The taxation practices of partial withdrawals made from investment insurance and capital redemption contracts will change at the start of next year to match those of many other investment products, for instance fund investments or direct equity investments. In future, the contract’s income will still not be subject to tax annually, but instead when the contract ends or funds are withdrawn. Changing investment objects within a contract can also still be done free of tax in the future.
Any losses that may have accrued at the end of the contract will be deductible from capital income. For companies, the loss can be deducted as a business expenditure.
The change will impact the income tax point
According to the current tax practice, withdrawals made from investment insurance and capital redemption contracts are made first from the invested capital and the accumulated income is not taxed until the income is withdrawn or the entire contract ends.
Following the change in taxation, withdrawals of funds from investment insurance and capital redemption contracts that have generated returns always include a proportion of the return, which is subject to capital gains tax. A share of the withdrawn funds that at the withdrawal date is in proportion to the share of returns on the entire contract’s savings is considered taxable income.
Example of the taxation of income as of 1 January 2020
The capital invested in the investment insurance is EUR 20,000. The value of the investment at the withdrawal date is EUR 24,000, i.e. the capital is EUR 20,000 and the income is EUR 4,000. EUR 2,000 is withdrawn from the contract. The proportion of income withdrawn is calculated as 4,000/24,000 x 2,000 = 333,33 euros. Capital tax of 30 per cent is levied on EUR 333.33, which is EUR 100. EUR 1,900 will be paid into the customer’s account.
In future, any losses will be tax deductible
At the moment, any losses are not tax deductible.
In future, any losses will be deductible as capital gains tax when the contract ends. The losses are tax deductible in the year the contract ends and for the following ten years. The amount of losses is the difference between the amount paid to the investor and the payments he/she has made.
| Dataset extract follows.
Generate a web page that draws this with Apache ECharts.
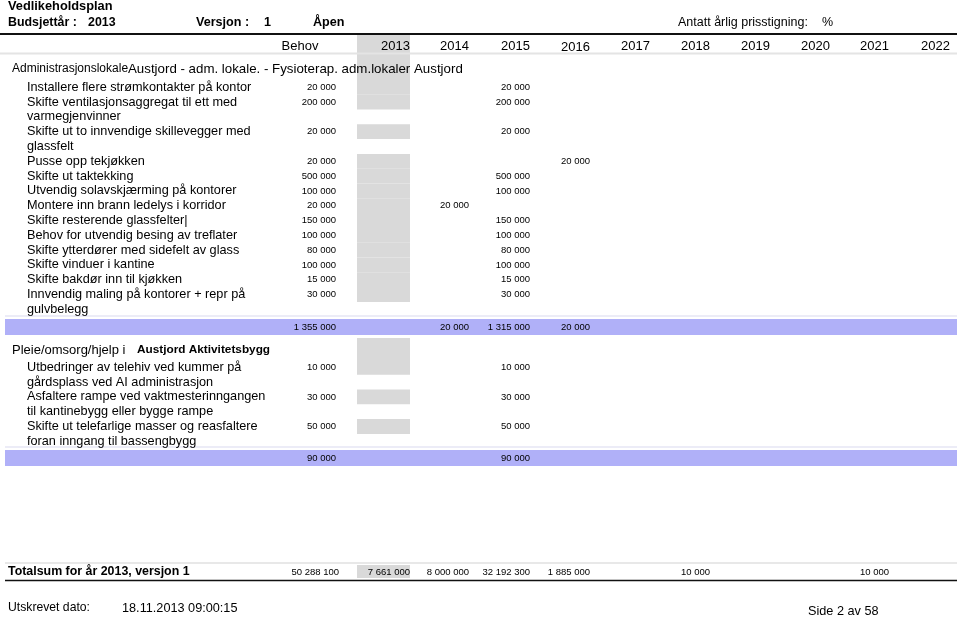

Investment insurance and capital redemption contracts will continue to be flexible and administratively effective investment solutions
The changes in taxation will not require any measures from you and you can continue investing in your current contract as before.
Even after the change in taxation, investment insurance and capital redemption contracts will offer a flexible and administratively effective savings and investment solution. At your disposal is an extensive range of investment objects and you can change investments within contracts without tax consequences. With investment insurance you can also transfer assets flexibly to future generations.